Caring for your plants during Spring and Summer months is a no-brainer, but when Winter comes along, it's time to take a little extra care to make sure they keep thriving. Here are our do's and don'ts on caring for your apartment plants during cooler months.
Repot Your Plants
Pot-bound plants struggle to grow and can become root-bound pretty easily. Lift the plant out of the pot and check how the roots look; if they seem crowded, are looping around, or creeping out of the drainage hole, it's time to give them some breathing room. Choose a pot at least one size larger than the pot the plant currently inhabits.
During the winter months, the humidity in your apartment decreases. If you have a humidifier in your apartment home, that's your best bet. No humidifier? No problem! Here are some alternative ideas:
1. Cluster your plants in groups and move them to your bathroom. Plants naturally release water through their leaves by transpiring, so they benefit by being close together. Additionally, they absorb moisture from your shower time!
2. Place your plants on or near a tray of water. But not directly in the water. Place pebbles or stones in the tray to raise the bottom of the pot above the water level in the tray, and place the pots on top of the stones.
3. Mist them - just know you may need to mist multiple times a day to really see any benefit because indoor temperatures evaporate moisture quickly.
Tip: If you begin to see brown leaf tips on your plants, that's a sign of dry air. Increase the humidity around your plants.
In Winter, sunlight is at its lowest due to shorter days. There are there fewer hours of sunlight and rays come in at a lower angle. Be mindful of which plants are getting the adequate sunlight they’re used to. A good spot is a South or West-facing window that gets a good amount of light all day. Additionally, adding supplemental grow lights can't hurt either.
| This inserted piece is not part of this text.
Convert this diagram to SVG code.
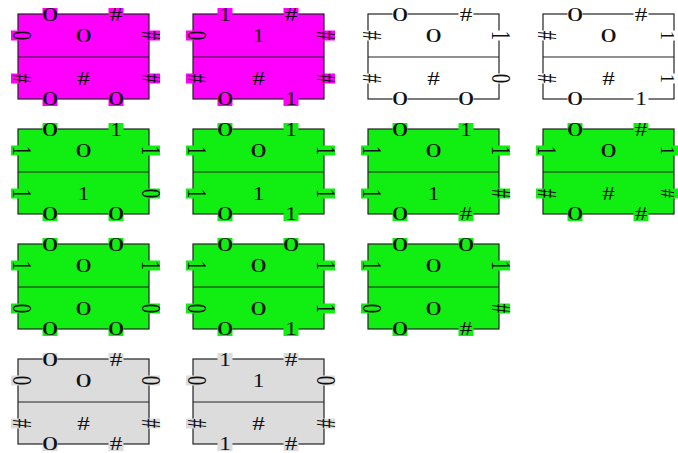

Photo courtesy of Camden: Living room in apartment home at Camden Lakeway
During the colder months, growth slows down and most plants go dormant. With fewer hours of sunlight combined with cooler temps, our plants aren’t as thirsty. Overwatering can cause slow weak growth or worse- root rot and fungus gnats!
My winter watering routine - reduce H20 to once every two weeks. For succulents, every three weeks. In my experience, cacti need watering only once a month (some cacti can go the whole season without water). Although, some winter flowing plants and tropicals will still require regular watering.
Tip: Don’t shock your plants with a cold shower, use room temperature water.
Similar to overwatering, too much fertilizer can harm our plants as well. Less is more in terms of our plant’s winter diets. Be patient and wait until new growth starts in the late winter or early spring- then resume fertilizing.
Leave them outside on a patio or balcony
If you have moved your plants outside to your patio or balcony during the summer months, bring them in before temperatures reach a low of 55F. Check thoroughly to be sure you aren’t bringing any unwanted pesty roommates into your apartment. Examine both sides of leaves for insects, as well as the stem and soil.
Photo courtesy of Camden: Patio in apartment home at Camden Foxcroft
Tip: Clean the leaves! Use a damp cloth to wipe any standing dust off of your plant. If you have more time, stand the plant in a lukewarm shower for five minutes and then allow the plant to dry fully (make sure the drain holes aren't leaking, which could cause carpet stains) before putting back in its regular location.
Plants are a wonderful addition to any apartment home, helping to clean the air and offering some vibrant color to enjoy year-round. With these Winter plant tips, your apartment plants will live to see the next Spring season and bring you joy throughout the year.